Because of the complex ways that central government funds flow to individual local authorities, my office compiles a report each year to present an overview of the level and purposes of the funding provided. In 2021, funding to local authorities from central government sources amounted to a total of €5.77 billion; a decrease of approximately 5% on the €6.08 billion provided in 2020. More than 90% of the central government funding for local authorities came from three sources, namely, Vote 34 - the Local Government Fund and Vote 31 - Transport. Of the total of €5.77 billion central government funding, €2.8 billion was provided to local authorities for housing and regeneration. A further €1.3 billion was provided to local authorities for transport investment.

The committee previously considered the issue of reallocation of voted funds that was not in compliance with the procedures set out in public financial procedures, as outlined in chapter 4. One of the cases referred to in the chapter relates to Vote 34.

In summary, the Department of Housing, Local Government and Heritage reallocated €446 million of 2021 voted funds from subheads where there was underspending to facilitate additional spending in other subheads.

Public financial procedures state that the prior approval of the Department of Public Expenditure and Reform should always be obtained when a reallocation of voted funds is proposed. The Department of Housing, Local Government and Heritage did not have the required prior approval from the Department of Public Expenditure and Reform for €314 million of the transfers during 2021. Subsequently, in July 2022, the Department of Public Expenditure and Reform provided formal sanction for the transfers.

Included in the total reallocated was €310 million to increase the level of Vote funding for the Local Government Fund. This represented an increase of 79% over the Estimate provision amount approved by Dáil Éireann. The Department of Public Expenditure and Reform guidelines indicate that the better approach to transferring the funding would have been to use the Supplementary Estimate process.

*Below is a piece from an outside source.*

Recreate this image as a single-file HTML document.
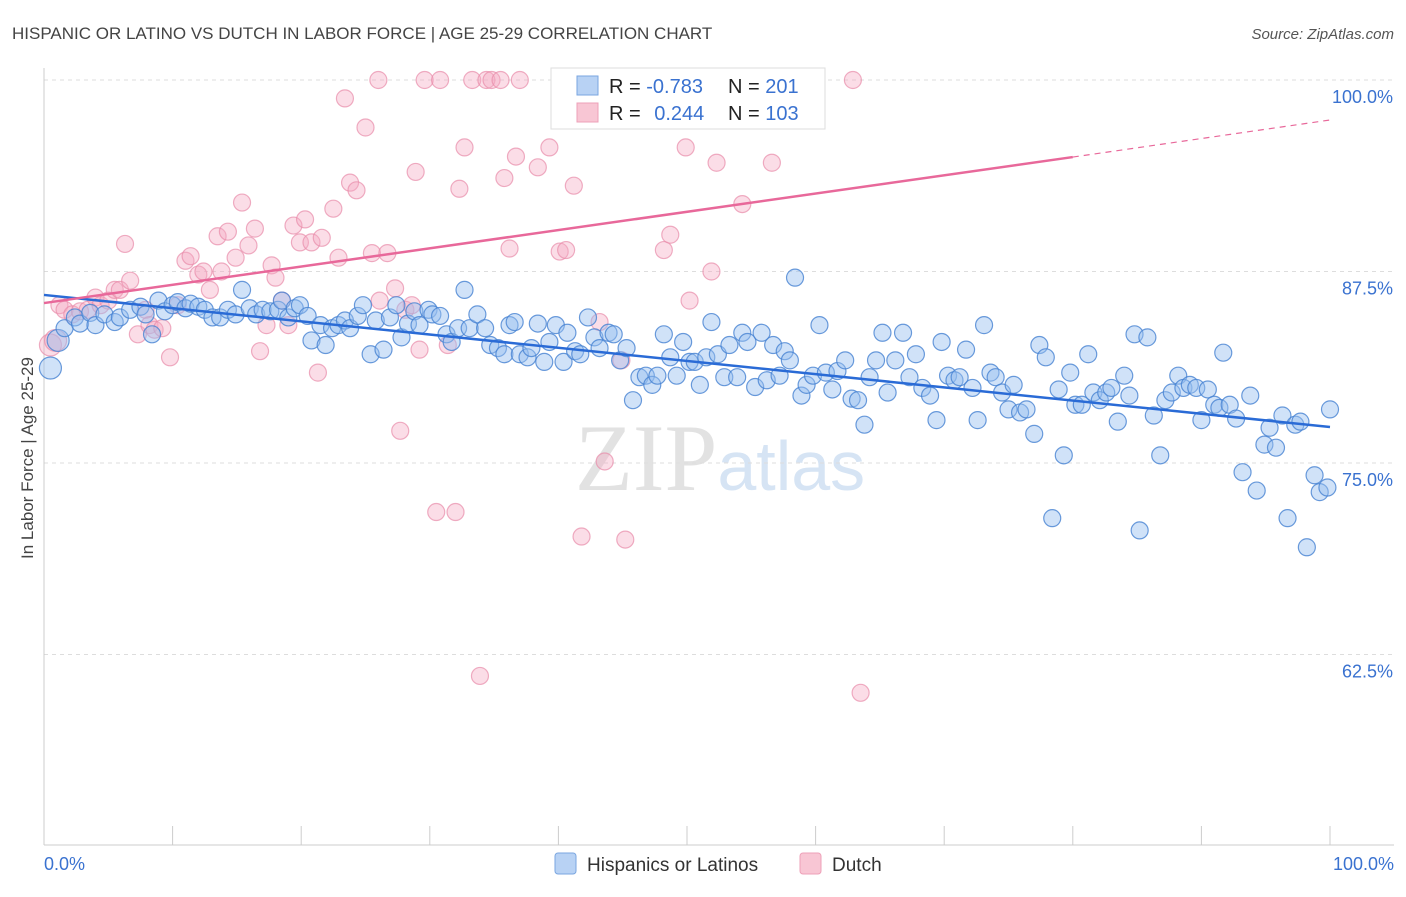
<!DOCTYPE html>
<html><head><meta charset="utf-8"><style>
body{margin:0;background:#fff;font-family:"Liberation Sans",sans-serif;}
svg text{font-family:"Liberation Sans",sans-serif;}
</style></head><body>
<svg id="chart" width="1406" height="892" viewBox="0 0 1406 892">
<text x="12" y="39" font-size="17" fill="#444">HISPANIC OR LATINO VS DUTCH IN LABOR FORCE | AGE 25-29 CORRELATION CHART</text>
<text x="1394" y="39" font-size="15" fill="#555" text-anchor="end" font-style="italic">Source: ZipAtlas.com</text>
<text x="720" y="490" font-size="95" text-anchor="middle"><tspan fill="#e2e2e2" font-family="Liberation Serif">ZIP</tspan><tspan fill="#d6e4f4" font-size="70">atlas</tspan></text>
<g id="grid"></g>
<g id="axes"></g>
<g id="pts"></g>
<g id="lines"></g>
<text transform="translate(33,458) rotate(-90)" font-size="17" fill="#444" text-anchor="middle">In Labor Force | Age 25-29</text>
<g>
<rect x="551" y="68" width="274" height="61" fill="#fff" stroke="#ddd"/>
<rect x="577" y="76" width="21" height="19" fill="#b8d2f4" stroke="#7aa6e0"/>
<rect x="577" y="103" width="21" height="19" fill="#f8c6d4" stroke="#eea0b8"/>
<text x="609" y="93" font-size="20" fill="#222">R = <tspan fill="#3a72d0">-0.783</tspan></text>
<text x="728" y="93" font-size="20" fill="#222">N = <tspan fill="#3a72d0">201</tspan></text>
<text x="609" y="120" font-size="20" fill="#222">R = <tspan fill="#3a72d0" dx="8">0.244</tspan></text>
<text x="728" y="120" font-size="20" fill="#222">N = <tspan fill="#3a72d0">103</tspan></text>
</g>
<g>
<rect x="555" y="853" width="21" height="21" rx="3" fill="#b8d2f4" stroke="#7aa6e0"/>
<text x="587" y="871" font-size="19" fill="#333">Hispanics or Latinos</text>
<rect x="800" y="853" width="21" height="21" rx="3" fill="#f8c6d4" stroke="#eea0b8"/>
<text x="832" y="871" font-size="19" fill="#333">Dutch</text>
</g>
</svg>
<script>
const yTicks=[100,87.5,75,62.5];
const yTickLabels=["100.0%","87.5%","75.0%","62.5%"];
const xTickLabels=["0.0%","100.0%"];
const blueX=[0.5,1.1,1.6,2.4,2.8,3.6,4.0,4.7,5.5,5.9,6.7,7.5,7.9,8.4,8.9,9.4,10.0,10.4,11.0,11.4,12.0,12.5,13.1,13.7,14.3,14.9,15.4,16.0,16.5,17.0,17.6,18.2,18.5,19.0,19.5,19.9,20.5,20.8,21.5,21.9,22.4,22.9,23.4,23.8,24.4,24.8,25.4,25.8,26.4,26.9,27.4,27.8,28.3,28.8,29.2,29.9,30.2,30.8,31.3,31.7,32.2,32.7,33.1,33.7,34.3,34.7,35.3,35.8,36.2,36.6,37.0,37.6,37.9,38.4,38.9,39.3,39.8,40.4,40.7,41.3,41.7,42.3,42.8,43.2,43.9,44.3,44.8,45.3,45.8,46.3,46.8,47.3,47.7,48.2,48.7,49.2,49.7,50.2,50.6,51.0,51.5,51.9,52.4,52.9,53.3,53.9,54.3,54.7,55.3,55.8,56.2,56.7,57.2,57.6,58.0,58.4,58.9,59.3,59.8,60.3,60.8,61.3,61.7,62.3,62.8,63.3,63.8,64.2,64.7,65.2,65.6,66.2,66.8,67.3,67.8,68.3,68.9,69.4,69.8,70.3,70.8,71.2,71.7,72.2,72.6,73.1,73.6,74.0,74.5,75.0,75.4,75.9,76.4,77.0,77.4,77.9,78.4,78.9,79.3,79.8,80.2,80.7,81.2,81.6,82.1,82.6,83.0,83.5,84.0,84.4,84.8,85.2,85.8,86.3,86.8,87.2,87.7,88.2,88.6,89.1,89.6,90.0,90.5,91.0,91.4,91.7,92.2,92.7,93.2,93.8,94.3,94.9,95.3,95.8,96.3,96.7,97.3,97.7,98.2,98.8,99.2,99.8,100];
const blueY=[81.2,83.0,83.8,84.5,84.1,84.8,84.0,84.7,84.2,84.5,85.0,85.2,84.7,83.4,85.6,84.9,85.3,85.5,85.1,85.4,85.2,85.0,84.5,84.5,85.0,84.7,86.3,85.1,84.7,85.0,84.9,85.0,85.6,84.5,85.1,85.3,84.6,83.0,84.0,82.7,83.8,84.0,84.3,83.8,84.6,85.3,82.1,84.3,82.4,84.5,85.3,83.2,84.1,84.9,84.0,85.0,84.7,84.6,83.4,82.9,83.8,86.3,83.8,84.7,83.8,82.7,82.5,82.1,84.0,84.2,82.1,81.9,82.5,84.1,81.6,82.9,84.0,81.6,83.5,82.3,82.1,84.5,83.2,82.5,83.5,83.4,81.7,82.5,79.1,80.6,80.7,80.1,80.7,83.4,81.9,80.7,82.9,81.6,81.6,80.1,81.9,84.2,82.1,80.6,82.7,80.6,83.5,82.9,79.96,83.5,80.4,82.7,80.7,82.3,81.7,87.1,79.4,80.1,80.7,84.0,80.9,79.8,81.0,81.7,79.2,79.1,77.5,80.6,81.7,83.5,79.6,81.7,83.5,80.6,82.1,79.9,79.4,77.8,82.9,80.7,80.4,80.6,82.4,79.9,77.8,84.0,80.9,80.6,79.6,78.5,80.1,78.3,78.5,76.9,82.7,81.9,71.4,79.8,75.5,80.9,78.8,78.8,82.1,79.6,79.1,79.6,79.9,77.7,80.7,79.4,83.4,70.6,83.2,78.1,75.5,79.1,79.6,80.7,79.9,80.1,79.9,77.8,79.8,78.8,78.6,82.2,78.8,77.9,74.4,79.4,73.2,76.2,77.3,76.0,78.1,71.4,77.5,77.7,69.5,74.2,73.1,73.4,78.5];
const pinkX=[0.5,0.9,1.2,1.6,2.2,2.8,3.4,4.0,4.4,5.0,5.5,5.9,6.3,6.7,7.3,7.9,8.2,8.6,9.2,9.8,10.4,11.0,11.4,12.0,12.4,12.9,13.5,13.8,14.3,14.9,15.4,15.9,16.4,16.8,17.3,17.7,18.0,18.5,19.0,19.4,19.9,20.3,20.8,21.3,21.6,22.5,22.9,23.4,23.8,24.3,25.0,25.5,26.0,26.1,26.7,27.3,27.7,28.1,28.6,28.9,29.2,29.6,30.5,30.8,31.4,32.0,32.3,32.7,33.3,33.9,34.4,34.8,35.5,35.8,36.2,36.7,37.0,38.4,39.3,40.1,40.6,41.2,41.8,43.2,43.6,44.0,44.9,45.2,46.0,48.2,48.7,49.9,50.2,51.9,52.3,52.6,52.9,54.3,56.6,58.8,62.9,63.5];
const pinkY=[82.7,83.0,85.3,85.0,84.7,84.9,85.0,85.8,85.3,85.6,86.3,86.3,89.3,86.9,83.4,85.0,84.0,83.7,83.8,81.9,85.3,88.2,88.5,87.3,87.5,86.3,89.8,87.5,90.1,88.4,92.0,89.2,90.3,82.3,84.0,87.9,87.1,85.6,84.0,90.5,89.4,90.9,89.4,80.9,89.7,91.6,88.4,98.8,93.3,92.8,96.9,88.7,100,85.6,88.7,86.4,77.1,85.0,85.3,94.0,82.4,100,71.8,100,82.7,71.8,92.9,95.6,100,61.1,100,100,100,93.6,89.0,95.0,100,94.3,95.6,88.8,88.9,93.1,70.2,84.2,75.1,100,81.7,70.0,100,88.9,89.9,95.6,85.6,87.5,94.6,100,100,91.9,94.6,100,100,60.0];
const blueTrend=[85.97,77.35];
const pinkTrend=[85.44,94.97,97.39];
const pinkTrendX=[0,80,100];
const NS="http://www.w3.org/2000/svg";
const X0=44,X1=1330,YTOP=80,PXPER=191.5/12.5;
function sx(v){return X0+(X1-X0)*v/100;}
function sy(v){return YTOP+(100-v)*PXPER;}
function mk(tag,attrs,parent){const e=document.createElementNS(NS,tag);for(const k in attrs)e.setAttribute(k,attrs[k]);parent.appendChild(e);return e;}
const grid=document.getElementById('grid'),axes=document.getElementById('axes'),pts=document.getElementById('pts'),lines=document.getElementById('lines');
yTicks.forEach((t,i)=>{
 const l=mk('line',{x1:44,x2:1394,y1:sy(t),y2:sy(t),stroke:'#ddd','stroke-dasharray':'4,4'},grid);
 
 
 const tx=mk('text',{x:1393,y:sy(t)+23,'font-size':18,fill:'#3a72d0','text-anchor':'end'},axes);
 tx.textContent=yTickLabels[i];
 
 
});
const ax=mk('line',{x1:44,x2:1394,y1:845,y2:845,stroke:'#ccc'},axes);


const ay=mk('line',{x1:44,x2:44,y1:68,y2:845,stroke:'#ccc'},axes);


for(let i=0;i<=10;i++){
 const tk=mk('line',{x1:sx(i*10),x2:sx(i*10),y1:826,y2:845,stroke:'#ccc'},axes);
 
 
}
[[0,'start',44],[1,'end',1394]].forEach(([i,a,x])=>{
 const t=mk('text',{x:x,y:870,'font-size':18,fill:'#3a72d0','text-anchor':a},axes);
 t.textContent=xTickLabels[i];
 
 
});
function dots(xs,ys,fill,stroke,name){
 xs.forEach((x,i)=>{
  const c=mk('circle',{cx:sx(x),cy:sy(ys[i]),r:i<2?11:8.5,fill:fill,stroke:stroke,'stroke-width':1.2},pts);
  
  
 });
}
dots(pinkX,pinkY,'rgba(244,170,195,0.4)','rgba(232,140,170,0.7)','dutch-point');
dots(blueX,blueY,'rgba(150,190,240,0.45)','rgba(70,130,210,0.8)','hispanic-point');
const bl=mk('line',{x1:sx(0),y1:sy(blueTrend[0]),x2:sx(100),y2:sy(blueTrend[1]),stroke:'#2a6bd6','stroke-width':2.5},lines);


const pl=mk('line',{x1:sx(pinkTrendX[0]),y1:sy(pinkTrend[0]),x2:sx(pinkTrendX[1]),y2:sy(pinkTrend[1]),stroke:'#e8689a','stroke-width':2.5},lines);


const pd=mk('line',{x1:sx(pinkTrendX[1]),y1:sy(pinkTrend[1]),x2:sx(pinkTrendX[2]),y2:sy(pinkTrend[2]),stroke:'#e8689a','stroke-width':1.2,'stroke-dasharray':'6,5'},lines);


</script>
</body></html>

Members will recall from last week that I introduced chapter 7, the Housing Agency's revolving acquisitions fund. The money in the fund originated from Vote 34. In brief, our examination found that, even by the revised target date of the end of 2021, there was a significant shortfall in the delivery of residential units through the fund. The examination also found that at the end of 2021, the cash balance of the acquisitions fund was €37.7 million, representing around half of the total fund value. This is indicative of under-utilisation of the fund's resources.